** Start **
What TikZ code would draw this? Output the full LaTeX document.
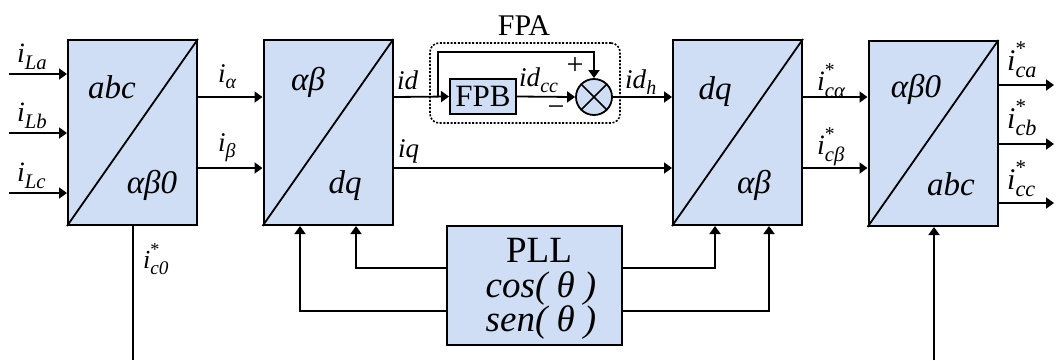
\documentclass[tikz,border=0pt]{standalone}
\usepackage{fontspec}
\setmainfont{Liberation Serif}
\usepackage{graphicx}
\usetikzlibrary{arrows.meta}
\definecolor{blkfill}{RGB}{207,221,245}
\newcommand\fs[1]{\fontsize{#1}{#1}\selectfont}
\newcommand\sbs[1]{\raisebox{-0.25em}{\scalebox{0.74}{\textit{#1}}}}
\newcommand\isub[1]{\textit{i}\sbs{#1}}
\newcommand\istar[1]{\textit{i}\rlap{\raisebox{0.5em}{\scalebox{0.7}{*}}}\sbs{#1}}
\begin{document}
\begin{tikzpicture}[x=1pt,y=-1pt,
  blk/.style={draw, line width=2pt, fill=blkfill, minimum width=129pt, minimum height=185pt, inner sep=0pt},
  ln/.style={line width=1.8pt},
  arr/.style={line width=1.8pt, -{Triangle[length=8pt,width=11pt]}},
  lbl/.style={inner sep=0pt, anchor=base west, font=\fs{28}},
  btxt/.style={inner sep=0pt, anchor=base, font=\fs{33}\itshape},
  ptxt/.style={inner sep=0pt, anchor=base, font=\fs{37}}]
\useasboundingbox (0,0) rectangle (1056,360);
% blocks
\node[blk] (b1) at (132.5,132.5) {};
\node[blk] (b2) at (328,132.5) {};
\node[blk] (b3) at (737.5,132.5) {};
\node[blk] (b4) at (933,133.5) {};
\foreach \b in {b1,b2,b3,b4} \draw[ln] (\b.south west) -- (\b.north east);
% block texts
\node[btxt] (t1a) at (112,98) {abc};
\node[btxt] (t1b) at (152,193) {αβ0};
\node[btxt] (t2a) at (308,90) {αβ};
\node[btxt] (t2b) at (345,193) {dq};
\node[btxt] (t3a) at (715,99) {dq};
\node[btxt] (t3b) at (754,193) {αβ};
\node[btxt] (t4a) at (916,97) {αβ0};
\node[btxt] (t4b) at (951,195) {abc};
% inputs
\coordinate (inA) at (9,74);
\coordinate (inB) at (9,133);
\coordinate (inC) at (9,193);
\draw[arr] (inA) -- (inA -| b1.west);
\draw[arr] (inB) -- (inB -| b1.west);
\draw[arr] (inC) -- (inC -| b1.west);
\node[lbl] (lLa) at (17,62) {\isub{La}};
\node[lbl] (lLb) at (17,121) {\isub{Lb}};
\node[lbl] (lLc) at (17,181) {\isub{Lc}};
% b1 -> b2
\coordinate (r1) at (0,97);
\coordinate (r2) at (0,168);
\draw[arr] (b1.east |- r1) -- (b2.west |- r1);
\draw[arr] (b1.east |- r2) -- (b2.west |- r2);
\node[lbl, font=\fs{27}] (lal) at (218,82) {\isub{α}};
\node[lbl, font=\fs{27}] (lbe) at (218,151) {\isub{β}};
% i*c0 output
\coordinate (bot) at (133,360);
\draw[ln] (b1.south -| bot) -- (bot);
\node[lbl, font=\fs{26}] (lc0) at (143,268) {\istar{c0}};
% FPA
\node[draw, line width=1.6pt, dash pattern=on 2pt off 1.6pt, rounded corners=9pt, minimum width=190pt, minimum height=80pt] (fpa) at (525,83) {};
\node[inner sep=0pt, anchor=base, font=\fs{30}] (fpat) at (524,35) {FPA};
\node[draw, line width=2pt, fill=blkfill, minimum width=66pt, minimum height=35pt, inner sep=0pt, font=\fs{31}] (fpb) at (483,96.5) {FPB};
\node[draw, circle, line width=1.8pt, fill=blkfill, minimum size=36pt, inner sep=0pt] (sum) at (594,97) {};
\draw[line width=1.6pt] (sum.north west) -- (sum.south east) (sum.north east) -- (sum.south west);
\coordinate (br) at (438,97);
\coordinate (topr) at (0,52);
\draw[arr] (b2.east |- r1) -- (fpb.west);
\draw[arr] (br) -- (br |- topr) -| (sum.north);
\draw[arr] (fpb.east) -- (sum.west);
\draw[arr] (sum.east) -- (b3.west |- sum.east);
\node[lbl, font=\fs{27}] (lid) at (397,89) {\textit{id}};
\node[lbl, font=\fs{27}] (lidcc) at (519,86) {\textit{id}\sbs{cc}};
\node[lbl, font=\fs{27}] (lidh) at (625,88) {\textit{id}\sbs{h}};
\node[inner sep=0pt, font=\fs{30}] (plus) at (575,66) {+};
\node[inner sep=0pt, font=\fs{30}] (minus) at (556,111) {−};
% iq
\draw[arr] (b2.east |- r2) -- (b3.west |- r2);
\node[lbl, font=\fs{27}] (liq) at (398,157) {\textit{iq}};
% b3 -> b4
\draw[arr] (b3.east |- r1) -- (b4.west |- r1);
\draw[arr] (b3.east |- r2) -- (b4.west |- r2);
\node[lbl] (lca) at (817,90) {\istar{cα}};
\node[lbl] (lcb) at (817,154) {\istar{cβ}};
% outputs
\coordinate (oA) at (1054,85);
\coordinate (oB) at (1054,144);
\coordinate (oC) at (1054,203);
\draw[arr] (b4.east |- oA) -- (oA);
\draw[arr] (b4.east |- oB) -- (oB);
\draw[arr] (b4.east |- oC) -- (oC);
\node[lbl, font=\fs{30}] (lo1) at (1007,70) {\istar{ca}};
\node[lbl, font=\fs{30}] (lo2) at (1007,128) {\istar{cb}};
\node[lbl, font=\fs{30}] (lo3) at (1007,189) {\istar{cc}};
% b4 bottom input
\coordinate (b4in) at (934,360);
\draw[arr] (b4in) -- (b4.south -| b4in);
% PLL
\node[draw, line width=2pt, fill=blkfill, minimum width=175pt, minimum height=119pt, inner sep=0pt] (pll) at (534.5,285.5) {};
\node[ptxt] (p1) at (539,262) {PLL};
\node[ptxt] (p2) at (541,297) {\textit{cos( θ )}};
\node[ptxt] (p3) at (541,331) {\textit{sen( θ )}};
\coordinate (y1) at (0,268);
\coordinate (y2) at (0,311);
\coordinate (x300) at (300,0);
\coordinate (x356) at (356,0);
\coordinate (x715) at (715,0);
\coordinate (x769) at (769,0);
\draw[arr] (pll.west |- y1) -| (b2.south -| x356);
\draw[arr] (pll.west |- y2) -| (b2.south -| x300);
\draw[arr] (pll.east |- y1) -| (b3.south -| x715);
\draw[arr] (pll.east |- y2) -| (b3.south -| x769);
\end{tikzpicture}
\end{document}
** End **
Task description: In your copy, leave out the pictures and reproduce the material above exactly.

Right answer:
What TikZ code would draw this? Output the full LaTeX document.
\documentclass[tikz,border=0pt]{standalone}
\usepackage{fontspec}
\setmainfont{Liberation Serif}
\usepackage{graphicx}
\usetikzlibrary{arrows.meta}
\definecolor{blkfill}{RGB}{207,221,245}
\newcommand\fs[1]{\fontsize{#1}{#1}\selectfont}
\newcommand\sbs[1]{\raisebox{-0.25em}{\scalebox{0.74}{\textit{#1}}}}
\newcommand\isub[1]{\textit{i}\sbs{#1}}
\newcommand\istar[1]{\textit{i}\rlap{\raisebox{0.5em}{\scalebox{0.7}{*}}}\sbs{#1}}
\begin{document}
\begin{tikzpicture}[x=1pt,y=-1pt,
  blk/.style={draw, line width=2pt, fill=blkfill, minimum width=129pt, minimum height=185pt, inner sep=0pt},
  ln/.style={line width=1.8pt},
  arr/.style={line width=1.8pt, -{Triangle[length=8pt,width=11pt]}},
  lbl/.style={inner sep=0pt, anchor=base west, font=\fs{28}},
  btxt/.style={inner sep=0pt, anchor=base, font=\fs{33}\itshape},
  ptxt/.style={inner sep=0pt, anchor=base, font=\fs{37}}]
\useasboundingbox (0,0) rectangle (1056,360);
% blocks
\node[blk] (b1) at (132.5,132.5) {};
\node[blk] (b2) at (328,132.5) {};
\node[blk] (b3) at (737.5,132.5) {};
\node[blk] (b4) at (933,133.5) {};
\foreach \b in {b1,b2,b3,b4} \draw[ln] (\b.south west) -- (\b.north east);
% block texts
\node[btxt] (t1a) at (112,98) {abc};
\node[btxt] (t1b) at (152,193) {αβ0};
\node[btxt] (t2a) at (308,90) {αβ};
\node[btxt] (t2b) at (345,193) {dq};
\node[btxt] (t3a) at (715,99) {dq};
\node[btxt] (t3b) at (754,193) {αβ};
\node[btxt] (t4a) at (916,97) {αβ0};
\node[btxt] (t4b) at (951,195) {abc};
% inputs
\coordinate (inA) at (9,74);
\coordinate (inB) at (9,133);
\coordinate (inC) at (9,193);
\draw[arr] (inA) -- (inA -| b1.west);
\draw[arr] (inB) -- (inB -| b1.west);
\draw[arr] (inC) -- (inC -| b1.west);
\node[lbl] (lLa) at (17,62) {\isub{La}};
\node[lbl] (lLb) at (17,121) {\isub{Lb}};
\node[lbl] (lLc) at (17,181) {\isub{Lc}};
% b1 -> b2
\coordinate (r1) at (0,97);
\coordinate (r2) at (0,168);
\draw[arr] (b1.east |- r1) -- (b2.west |- r1);
\draw[arr] (b1.east |- r2) -- (b2.west |- r2);
\node[lbl, font=\fs{27}] (lal) at (218,82) {\isub{α}};
\node[lbl, font=\fs{27}] (lbe) at (218,151) {\isub{β}};
% i*c0 output
\coordinate (bot) at (133,360);
\draw[ln] (b1.south -| bot) -- (bot);
\node[lbl, font=\fs{26}] (lc0) at (143,268) {\istar{c0}};
% FPA
\node[draw, line width=1.6pt, dash pattern=on 2pt off 1.6pt, rounded corners=9pt, minimum width=190pt, minimum height=80pt] (fpa) at (525,83) {};
\node[inner sep=0pt, anchor=base, font=\fs{30}] (fpat) at (524,35) {FPA};
\node[draw, line width=2pt, fill=blkfill, minimum width=66pt, minimum height=35pt, inner sep=0pt, font=\fs{31}] (fpb) at (483,96.5) {FPB};
\node[draw, circle, line width=1.8pt, fill=blkfill, minimum size=36pt, inner sep=0pt] (sum) at (594,97) {};
\draw[line width=1.6pt] (sum.north west) -- (sum.south east) (sum.north east) -- (sum.south west);
\coordinate (br) at (438,97);
\coordinate (topr) at (0,52);
\draw[arr] (b2.east |- r1) -- (fpb.west);
\draw[arr] (br) -- (br |- topr) -| (sum.north);
\draw[arr] (fpb.east) -- (sum.west);
\draw[arr] (sum.east) -- (b3.west |- sum.east);
\node[lbl, font=\fs{27}] (lid) at (397,89) {\textit{id}};
\node[lbl, font=\fs{27}] (lidcc) at (519,86) {\textit{id}\sbs{cc}};
\node[lbl, font=\fs{27}] (lidh) at (625,88) {\textit{id}\sbs{h}};
\node[inner sep=0pt, font=\fs{30}] (plus) at (575,66) {+};
\node[inner sep=0pt, font=\fs{30}] (minus) at (556,111) {−};
% iq
\draw[arr] (b2.east |- r2) -- (b3.west |- r2);
\node[lbl, font=\fs{27}] (liq) at (398,157) {\textit{iq}};
% b3 -> b4
\draw[arr] (b3.east |- r1) -- (b4.west |- r1);
\draw[arr] (b3.east |- r2) -- (b4.west |- r2);
\node[lbl] (lca) at (817,90) {\istar{cα}};
\node[lbl] (lcb) at (817,154) {\istar{cβ}};
% outputs
\coordinate (oA) at (1054,85);
\coordinate (oB) at (1054,144);
\coordinate (oC) at (1054,203);
\draw[arr] (b4.east |- oA) -- (oA);
\draw[arr] (b4.east |- oB) -- (oB);
\draw[arr] (b4.east |- oC) -- (oC);
\node[lbl, font=\fs{30}] (lo1) at (1007,70) {\istar{ca}};
\node[lbl, font=\fs{30}] (lo2) at (1007,128) {\istar{cb}};
\node[lbl, font=\fs{30}] (lo3) at (1007,189) {\istar{cc}};
% b4 bottom input
\coordinate (b4in) at (934,360);
\draw[arr] (b4in) -- (b4.south -| b4in);
% PLL
\node[draw, line width=2pt, fill=blkfill, minimum width=175pt, minimum height=119pt, inner sep=0pt] (pll) at (534.5,285.5) {};
\node[ptxt] (p1) at (539,262) {PLL};
\node[ptxt] (p2) at (541,297) {\textit{cos( θ )}};
\node[ptxt] (p3) at (541,331) {\textit{sen( θ )}};
\coordinate (y1) at (0,268);
\coordinate (y2) at (0,311);
\coordinate (x300) at (300,0);
\coordinate (x356) at (356,0);
\coordinate (x715) at (715,0);
\coordinate (x769) at (769,0);
\draw[arr] (pll.west |- y1) -| (b2.south -| x356);
\draw[arr] (pll.west |- y2) -| (b2.south -| x300);
\draw[arr] (pll.east |- y1) -| (b3.south -| x715);
\draw[arr] (pll.east |- y2) -| (b3.south -| x769);
\end{tikzpicture}
\end{document}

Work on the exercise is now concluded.